» **Your task**: Find each line holding the word "this" and give the total alone.

» **Given records**:
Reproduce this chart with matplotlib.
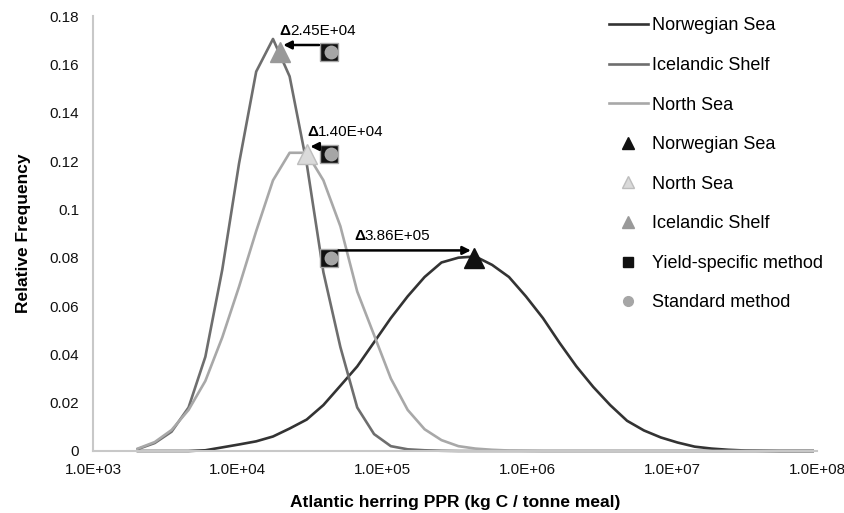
import matplotlib
matplotlib.use('Agg')
import matplotlib.pyplot as plt
from matplotlib.lines import Line2D
from matplotlib.ticker import FixedLocator, FuncFormatter, NullLocator

plt.rcParams['font.family'] = ['Liberation Sans', 'DejaVu Sans']

# Bins de PPR (kg C / tonne meal)
ppr = [2040, 2670, 3490, 4570, 5970, 7810, 10200, 13400, 17500, 22800,
       29900, 39000, 51100, 66800, 87300, 114000, 149000, 195000, 255000, 334000,
       437000, 571000, 746000, 976000, 1280000, 1670000, 2180000, 2850000, 3730000, 4880000,
       6380000, 8350000, 10900000, 14300000, 18700000, 24400000, 31900000, 41700000, 54600000, 71400000,
       93300000]

# Frecuencias relativas por region
norwegian = [0, 0, 0, 0, 0.0003, 0.0015, 0.0027, 0.004, 0.006, 0.0093,
             0.013, 0.019, 0.027, 0.035, 0.045, 0.055, 0.064, 0.072, 0.078, 0.080,
             0.0805, 0.077, 0.072, 0.064, 0.055, 0.0447, 0.035, 0.0265, 0.019, 0.0125,
             0.0085, 0.0056, 0.0035, 0.0018, 0.001, 0.0005, 0.0002, 0.0001, 0, 0,
             0]
icelandic = [0.0008, 0.0033, 0.008, 0.018, 0.039, 0.075, 0.119, 0.157, 0.1705, 0.155,
             0.119, 0.074, 0.043, 0.018, 0.007, 0.002, 0.0007, 0.0003, 0.0001, 0,
             0, 0, 0, 0, 0, 0, 0, 0, 0, 0,
             0, 0, 0, 0, 0, 0, 0, 0, 0, 0,
             0]
north_sea = [0.001, 0.0037, 0.0087, 0.017, 0.029, 0.047, 0.068, 0.091, 0.112, 0.1234,
             0.1234, 0.112, 0.093, 0.066, 0.048, 0.030, 0.017, 0.009, 0.0045, 0.002,
             0.001, 0.0005, 0.0002, 0.0001, 0, 0, 0, 0, 0, 0,
             0, 0, 0, 0, 0, 0, 0, 0, 0, 0,
             0]

# Puntos: metodo especifico por rendimiento vs estandar
regions = ['Norwegian Sea', 'North Sea', 'Icelandic Shelf']
yield_ppr = [430000, 30000, 19500]
point_freq = [0.080, 0.123, 0.165]
tri_colors = ['#111111', '#dadada', '#999999']
tri_edges = ['#111111', '#bdbdbd', '#999999']
square_ppr = 42500
std_ppr = 44000
deltas = ['3.86E+05', '1.40E+04', '2.45E+04']

fig = plt.figure(figsize=(8.45, 5.13), dpi=100)
ax = fig.add_axes([93 / 845, 62 / 513, 724 / 845, 435 / 513])

line_colors = {'Norwegian Sea': '#333333', 'Icelandic Shelf': '#6e6e6e', 'North Sea': '#a8a8a8'}
ax.plot(ppr, norwegian, color=line_colors['Norwegian Sea'], lw=1.9, clip_on=False)
ax.plot(ppr, icelandic, color=line_colors['Icelandic Shelf'], lw=1.9, clip_on=False)
ax.plot(ppr, north_sea, color=line_colors['North Sea'], lw=1.9, clip_on=False)

for i in range(len(regions)):
    ax.plot(yield_ppr[i], point_freq[i], ls='none', marker='^', ms=14,
            mfc=tri_colors[i], mec=tri_edges[i], mew=1, zorder=5)

ax.plot([square_ppr] * 3, point_freq, ls='none', marker='s', ms=13.5,
        mfc='#111111', mec='#a6a6a6', mew=1, zorder=6)
ax.plot([std_ppr] * 3, point_freq, ls='none', marker='o', ms=10,
        mfc='#a6a6a6', mec='#a6a6a6', mew=0, zorder=7)

# Flechas y etiquetas de diferencia
for i in range(len(regions)):
    y_arr = point_freq[i] + 0.003
    ax.annotate('', xy=(yield_ppr[i], y_arr), xytext=(square_ppr, y_arr),
                arrowprops=dict(arrowstyle='-|>', color='black', lw=1.8,
                                mutation_scale=12, shrinkA=7, shrinkB=2.5),
                zorder=8)
    if yield_ppr[i] < std_ppr:
        tx = yield_ppr[i]
    else:
        tx = std_ppr * 1.45
    ty = point_freq[i] + 0.0088
    ax.annotate(u'\u0394', xy=(tx, ty), fontsize=11, fontweight='bold',
                va='center', ha='left', zorder=9)
    ax.annotate(deltas[i], xy=(tx, ty), xytext=(7.6, 0), textcoords='offset points',
                fontsize=11, va='center', ha='left', zorder=9)

ax.set_xscale('log')
ax.set_xlim(1e3, 1e8)
ax.set_ylim(0, 0.18)
ax.xaxis.set_major_locator(FixedLocator([1e3, 1e4, 1e5, 1e6, 1e7, 1e8]))
ax.xaxis.set_minor_locator(NullLocator())
ax.xaxis.set_major_formatter(FuncFormatter(lambda v, p: '%.1E' % v))
ax.yaxis.set_major_locator(FixedLocator([0.02 * k for k in range(10)]))
ax.yaxis.set_major_formatter(FuncFormatter(lambda v, p: '%g' % round(v, 2)))
ax.tick_params(length=0, labelsize=11, labelcolor='#111111')
ax.tick_params(axis='y', pad=10)
ax.tick_params(axis='x', pad=8.5)

for s in ['top', 'right']:
    ax.spines[s].set_visible(False)
for s in ['left', 'bottom']:
    ax.spines[s].set_color('#c8c8c8')
    ax.spines[s].set_linewidth(1.5)

ax.set_xlabel('Atlantic herring PPR (kg C / tonne meal)', fontsize=12.5, fontweight='bold', labelpad=13)
ax.set_ylabel('Relative Frequency', fontsize=12.5, fontweight='bold', labelpad=13.5)

handles = [
    Line2D([], [], color=line_colors['Norwegian Sea'], lw=1.9),
    Line2D([], [], color=line_colors['Icelandic Shelf'], lw=1.9),
    Line2D([], [], color=line_colors['North Sea'], lw=1.9),
    Line2D([], [], ls='none', marker='^', ms=8, mfc=tri_colors[0], mec=tri_edges[0]),
    Line2D([], [], ls='none', marker='^', ms=8, mfc=tri_colors[1], mec=tri_edges[1]),
    Line2D([], [], ls='none', marker='^', ms=8, mfc=tri_colors[2], mec=tri_edges[2]),
    Line2D([], [], ls='none', marker='s', ms=6.5, mfc='#111111', mec='#111111'),
    Line2D([], [], ls='none', marker='o', ms=7, mfc='#a6a6a6', mec='#a6a6a6'),
]
labels = ['Norwegian Sea', 'Icelandic Shelf', 'North Sea', 'Norwegian Sea', 'North Sea',
          'Icelandic Shelf', 'Yield-specific method', 'Standard method']
ax.legend(handles, labels, loc='upper left', bbox_to_anchor=(609 / 845, 1 - 17.5 / 513),
          bbox_transform=fig.transFigure, frameon=False, fontsize=13,
          handlelength=2.15, handletextpad=0.25, labelspacing=1.25,
          borderpad=0, borderaxespad=0)

fig.savefig('out.png', dpi=100)
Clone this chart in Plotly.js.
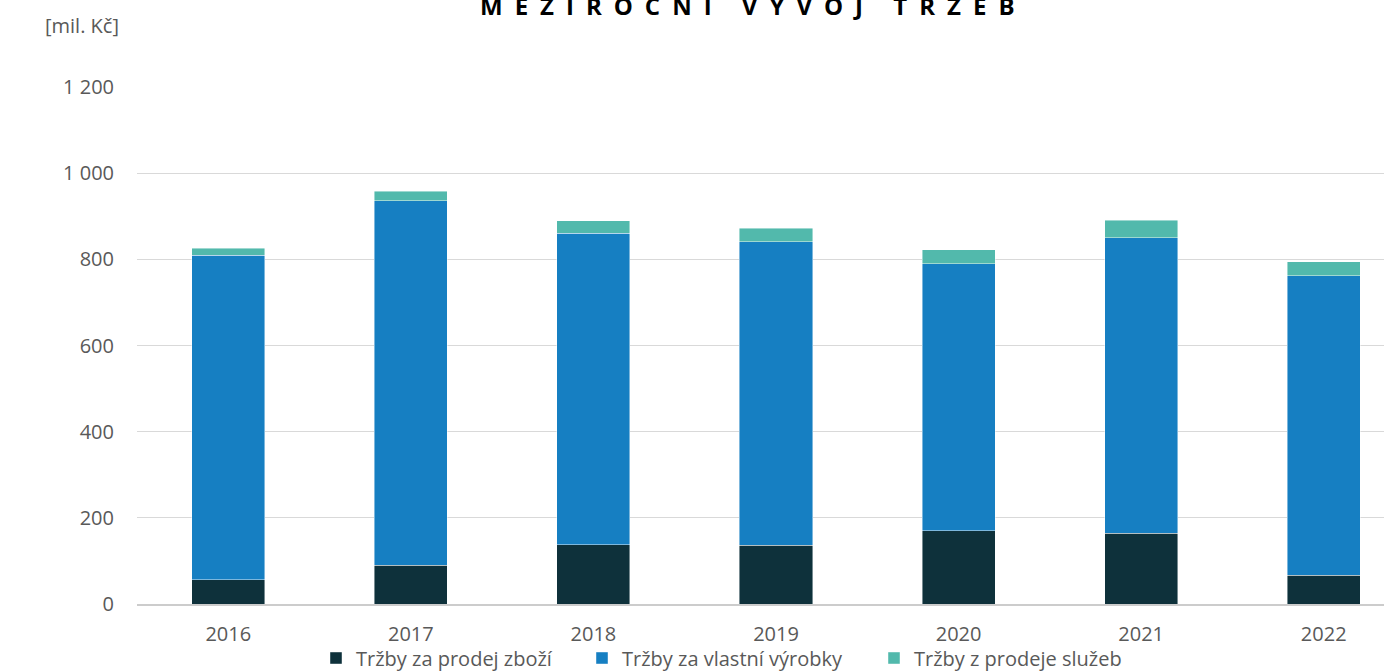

» **Finished answer**: 2